- WRITTEN REQUEST -
Repeat each entry as written, dropping any picture you find.

- DATA EXCERPTS -
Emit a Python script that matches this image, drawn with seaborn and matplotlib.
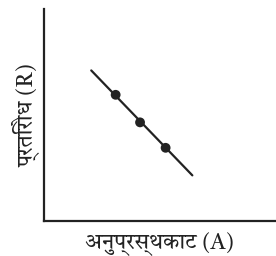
import matplotlib
matplotlib.use("Agg")
import matplotlib.pyplot as plt
import seaborn as sns
import pandas as pd

# measured points (cross-section area vs resistance)
area = [3.1, 4.15, 5.25]
resistance = [5.95, 4.65, 3.45]

# straight line drawn through them
line_area = [2.05, 6.4]
line_resistance = [7.1, 2.15]

x_label = "अनुप्रस्थकाट (A)"
y_label = "प्रतिरोध (R)"

sns.set_style("white")
plt.rcParams['font.family'] = ['Tiro Devanagari Hindi', 'DejaVu Serif']

points = pd.DataFrame({'area': area, 'resistance': resistance})
fit = pd.DataFrame({'area': line_area, 'resistance': line_resistance})

fig = plt.figure(figsize=(2.76, 2.56), dpi=100)
ax = fig.add_axes([0.158, 0.137, 0.842, 0.828])

sns.lineplot(data=fit, x='area', y='resistance', color='#222222', linewidth=1.6, ax=ax)
sns.scatterplot(data=points, x='area', y='resistance', color='#222222', s=50,
                edgecolor='none', zorder=3, ax=ax)

ax.set_xlim(0, 10)
ax.set_ylim(0, 10)
ax.set_xticks([])
ax.set_yticks([])
sns.despine(ax=ax)
for side in ['left', 'bottom']:
    ax.spines[side].set_linewidth(1.6)
    ax.spines[side].set_color('#222222')

ax.set_xlabel(x_label, fontsize=15.5, color='#222222', labelpad=8)
ax.set_ylabel(y_label, fontsize=15.5, color='#222222', labelpad=3)

fig.savefig("out.png", dpi=100)
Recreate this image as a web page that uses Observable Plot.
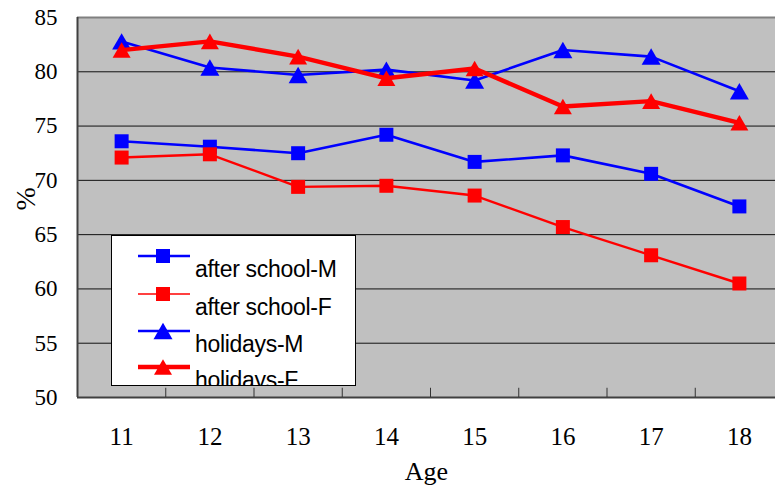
<!DOCTYPE html>
<html>
<head>
<meta charset="utf-8">
<script src="https://cdn.jsdelivr.net/npm/d3@7"></script>
<script src="https://cdn.jsdelivr.net/npm/@observablehq/plot@0.6"></script>
<style>
  body { margin: 0; background: white; }
  #wrap { position: relative; width: 775px; height: 493px; overflow: hidden; }
  #legend { position: absolute; left: 111px; top: 235px; width: 243px; height: 149px;
    border: 1px solid #000; background: #fff; overflow: hidden;
    font-family: "Liberation Sans", Arial, sans-serif; font-size: 23px; letter-spacing: -0.3px; color: #000; }
  .sw { position: absolute; left: 25px; }
  .lt { position: absolute; left: 83px; white-space: nowrap; line-height: 1; }
</style>
</head>
<body>
<div id="wrap"></div>
<script>
// ---- data ----
const ages = [11, 12, 13, 14, 15, 16, 17, 18];
const afterSchoolM = [73.6, 73.1, 72.5, 74.2, 71.7, 72.3, 70.6, 67.6];
const afterSchoolF = [72.1, 72.4, 69.4, 69.5, 68.6, 65.7, 63.1, 60.5];
const holidaysM    = [82.8, 80.4, 79.7, 80.2, 79.2, 82.0, 81.4, 78.2];
const holidaysF    = [82.0, 82.8, 81.4, 79.4, 80.3, 76.8, 77.3, 75.3];
const seriesNames  = ["after school-M", "after school-F", "holidays-M", "holidays-F"];
const yTicks = [50, 55, 60, 65, 70, 75, 80, 85];

// triangle centred on its bounding box, side = sqrt(size)
const tri = { draw(ctx, size) {
  const s = Math.sqrt(size), h = s * Math.sqrt(3) / 2;
  ctx.moveTo(0, -h / 2); ctx.lineTo(s / 2, h / 2); ctx.lineTo(-s / 2, h / 2); ctx.closePath();
}};

const series = [
  {name: seriesNames[0], values: afterSchoolM, color: "#0000ff", width: 2.6, symbol: "square", side: 14},
  {name: seriesNames[1], values: afterSchoolF, color: "#ff0000", width: 2.4, symbol: "square", side: 14, legendWidth: 1.5},
  {name: seriesNames[2], values: holidaysM,    color: "#0000ff", width: 2.6, symbol: tri, side: 19},
  {name: seriesNames[3], values: holidaysF,    color: "#ff0000", width: 4.4, symbol: tri, side: 18}
];

const seriesMarks = series.flatMap(s => {
  const rows = ages.map((a, i) => ({age: a, value: s.values[i]}));
  const r = s.side / Math.sqrt(Math.PI);
  return [
    Plot.line(rows, {x: "age", y: "value", stroke: s.color, strokeWidth: s.width}),
    Plot.dot(rows, {x: "age", y: "value", symbol: s.symbol, r, fill: s.color, stroke: null})
  ];
});

const between = ages.slice(0, -1).map(a => a + 0.5);

const chart = Plot.plot({
  width: 775, height: 493,
  marginLeft: 77, marginTop: 17, marginBottom: 96, marginRight: 0,
  style: {background: "white", fontFamily: "Liberation Serif, Times New Roman, serif", color: "black", overflow: "hidden"},
  x: {type: "linear", domain: [10.5, 18.5], range: [77, 783]},
  y: {domain: [50, 85]},
  marks: [
    Plot.frame({fill: "#c0c0c0", stroke: null}),
    Plot.ruleY(yTicks.slice(1, -1), {stroke: "#111", strokeWidth: 1}),
    Plot.ruleY([85], {stroke: "#808080", strokeWidth: 2}),
    Plot.ruleY([50], {stroke: "#404040", strokeWidth: 2}),
    Plot.ruleX([10.5], {stroke: "#404040", strokeWidth: 2}),
    Plot.ruleX(between, {y1: 50, y2: 50.85, stroke: "#333", strokeWidth: 1}),
    Plot.axisY(yTicks, {tickSize: 0, tickPadding: 20, fontSize: 23, label: null}),
    Plot.axisX(ages, {tickSize: 0, tickPadding: 30, fontSize: 25, label: null}),
    Plot.text(["Age"], {frameAnchor: "bottom", dy: 82, lineAnchor: "bottom", fontSize: 26}),
    Plot.text(["%"], {frameAnchor: "left", dx: -51, dy: 3, rotate: -90, fontSize: 28}),
    ...seriesMarks
  ]
});
const wrap = document.getElementById("wrap");
wrap.appendChild(chart);

// ---- legend ----
const legend = d3.select(wrap).append("div").attr("id", "legend");
const rowCenters = [20, 58, 95, 131];
series.forEach((s, i) => {
  const svg = legend.append("svg").attr("class", "sw")
    .attr("width", 54).attr("height", 24)
    .style("top", (rowCenters[i] - 12) + "px");
  svg.append("line").attr("x1", 1).attr("x2", 53).attr("y1", 12).attr("y2", 12)
    .attr("stroke", s.color).attr("stroke-width", s.legendWidth || s.width);
  const type = s.symbol === "square" ? d3.symbolSquare : s.symbol;
  svg.append("path").attr("transform", "translate(26,12)")
    .attr("d", d3.symbol().type(type).size(s.side * s.side)())
    .attr("fill", s.color);
  legend.append("div").attr("class", "lt")
    .style("top", (rowCenters[i] + 2) + "px")
    .text(s.name);
});
</script>
</body>
</html>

- WRITTEN REPLY -
Emit a Python script that matches this image, drawn with seaborn and matplotlib.
import matplotlib
matplotlib.use("Agg")
import matplotlib.pyplot as plt
import seaborn as sns
import pandas as pd

# measured points (cross-section area vs resistance)
area = [3.1, 4.15, 5.25]
resistance = [5.95, 4.65, 3.45]

# straight line drawn through them
line_area = [2.05, 6.4]
line_resistance = [7.1, 2.15]

x_label = "अनुप्रस्थकाट (A)"
y_label = "प्रतिरोध (R)"

sns.set_style("white")
plt.rcParams['font.family'] = ['Tiro Devanagari Hindi', 'DejaVu Serif']

points = pd.DataFrame({'area': area, 'resistance': resistance})
fit = pd.DataFrame({'area': line_area, 'resistance': line_resistance})

fig = plt.figure(figsize=(2.76, 2.56), dpi=100)
ax = fig.add_axes([0.158, 0.137, 0.842, 0.828])

sns.lineplot(data=fit, x='area', y='resistance', color='#222222', linewidth=1.6, ax=ax)
sns.scatterplot(data=points, x='area', y='resistance', color='#222222', s=50,
                edgecolor='none', zorder=3, ax=ax)

ax.set_xlim(0, 10)
ax.set_ylim(0, 10)
ax.set_xticks([])
ax.set_yticks([])
sns.despine(ax=ax)
for side in ['left', 'bottom']:
    ax.spines[side].set_linewidth(1.6)
    ax.spines[side].set_color('#222222')

ax.set_xlabel(x_label, fontsize=15.5, color='#222222', labelpad=8)
ax.set_ylabel(y_label, fontsize=15.5, color='#222222', labelpad=3)

fig.savefig("out.png", dpi=100)
Recreate this image as a web page that uses Observable Plot.
<!DOCTYPE html>
<html>
<head>
<meta charset="utf-8">
<script src="https://cdn.jsdelivr.net/npm/d3@7"></script>
<script src="https://cdn.jsdelivr.net/npm/@observablehq/plot@0.6"></script>
<style>
  body { margin: 0; background: white; }
  #wrap { position: relative; width: 775px; height: 493px; overflow: hidden; }
  #legend { position: absolute; left: 111px; top: 235px; width: 243px; height: 149px;
    border: 1px solid #000; background: #fff; overflow: hidden;
    font-family: "Liberation Sans", Arial, sans-serif; font-size: 23px; letter-spacing: -0.3px; color: #000; }
  .sw { position: absolute; left: 25px; }
  .lt { position: absolute; left: 83px; white-space: nowrap; line-height: 1; }
</style>
</head>
<body>
<div id="wrap"></div>
<script>
// ---- data ----
const ages = [11, 12, 13, 14, 15, 16, 17, 18];
const afterSchoolM = [73.6, 73.1, 72.5, 74.2, 71.7, 72.3, 70.6, 67.6];
const afterSchoolF = [72.1, 72.4, 69.4, 69.5, 68.6, 65.7, 63.1, 60.5];
const holidaysM    = [82.8, 80.4, 79.7, 80.2, 79.2, 82.0, 81.4, 78.2];
const holidaysF    = [82.0, 82.8, 81.4, 79.4, 80.3, 76.8, 77.3, 75.3];
const seriesNames  = ["after school-M", "after school-F", "holidays-M", "holidays-F"];
const yTicks = [50, 55, 60, 65, 70, 75, 80, 85];

// triangle centred on its bounding box, side = sqrt(size)
const tri = { draw(ctx, size) {
  const s = Math.sqrt(size), h = s * Math.sqrt(3) / 2;
  ctx.moveTo(0, -h / 2); ctx.lineTo(s / 2, h / 2); ctx.lineTo(-s / 2, h / 2); ctx.closePath();
}};

const series = [
  {name: seriesNames[0], values: afterSchoolM, color: "#0000ff", width: 2.6, symbol: "square", side: 14},
  {name: seriesNames[1], values: afterSchoolF, color: "#ff0000", width: 2.4, symbol: "square", side: 14, legendWidth: 1.5},
  {name: seriesNames[2], values: holidaysM,    color: "#0000ff", width: 2.6, symbol: tri, side: 19},
  {name: seriesNames[3], values: holidaysF,    color: "#ff0000", width: 4.4, symbol: tri, side: 18}
];

const seriesMarks = series.flatMap(s => {
  const rows = ages.map((a, i) => ({age: a, value: s.values[i]}));
  const r = s.side / Math.sqrt(Math.PI);
  return [
    Plot.line(rows, {x: "age", y: "value", stroke: s.color, strokeWidth: s.width}),
    Plot.dot(rows, {x: "age", y: "value", symbol: s.symbol, r, fill: s.color, stroke: null})
  ];
});

const between = ages.slice(0, -1).map(a => a + 0.5);

const chart = Plot.plot({
  width: 775, height: 493,
  marginLeft: 77, marginTop: 17, marginBottom: 96, marginRight: 0,
  style: {background: "white", fontFamily: "Liberation Serif, Times New Roman, serif", color: "black", overflow: "hidden"},
  x: {type: "linear", domain: [10.5, 18.5], range: [77, 783]},
  y: {domain: [50, 85]},
  marks: [
    Plot.frame({fill: "#c0c0c0", stroke: null}),
    Plot.ruleY(yTicks.slice(1, -1), {stroke: "#111", strokeWidth: 1}),
    Plot.ruleY([85], {stroke: "#808080", strokeWidth: 2}),
    Plot.ruleY([50], {stroke: "#404040", strokeWidth: 2}),
    Plot.ruleX([10.5], {stroke: "#404040", strokeWidth: 2}),
    Plot.ruleX(between, {y1: 50, y2: 50.85, stroke: "#333", strokeWidth: 1}),
    Plot.axisY(yTicks, {tickSize: 0, tickPadding: 20, fontSize: 23, label: null}),
    Plot.axisX(ages, {tickSize: 0, tickPadding: 30, fontSize: 25, label: null}),
    Plot.text(["Age"], {frameAnchor: "bottom", dy: 82, lineAnchor: "bottom", fontSize: 26}),
    Plot.text(["%"], {frameAnchor: "left", dx: -51, dy: 3, rotate: -90, fontSize: 28}),
    ...seriesMarks
  ]
});
const wrap = document.getElementById("wrap");
wrap.appendChild(chart);

// ---- legend ----
const legend = d3.select(wrap).append("div").attr("id", "legend");
const rowCenters = [20, 58, 95, 131];
series.forEach((s, i) => {
  const svg = legend.append("svg").attr("class", "sw")
    .attr("width", 54).attr("height", 24)
    .style("top", (rowCenters[i] - 12) + "px");
  svg.append("line").attr("x1", 1).attr("x2", 53).attr("y1", 12).attr("y2", 12)
    .attr("stroke", s.color).attr("stroke-width", s.legendWidth || s.width);
  const type = s.symbol === "square" ? d3.symbolSquare : s.symbol;
  svg.append("path").attr("transform", "translate(26,12)")
    .attr("d", d3.symbol().type(type).size(s.side * s.side)())
    .attr("fill", s.color);
  legend.append("div").attr("class", "lt")
    .style("top", (rowCenters[i] + 2) + "px")
    .text(s.name);
});
</script>
</body>
</html>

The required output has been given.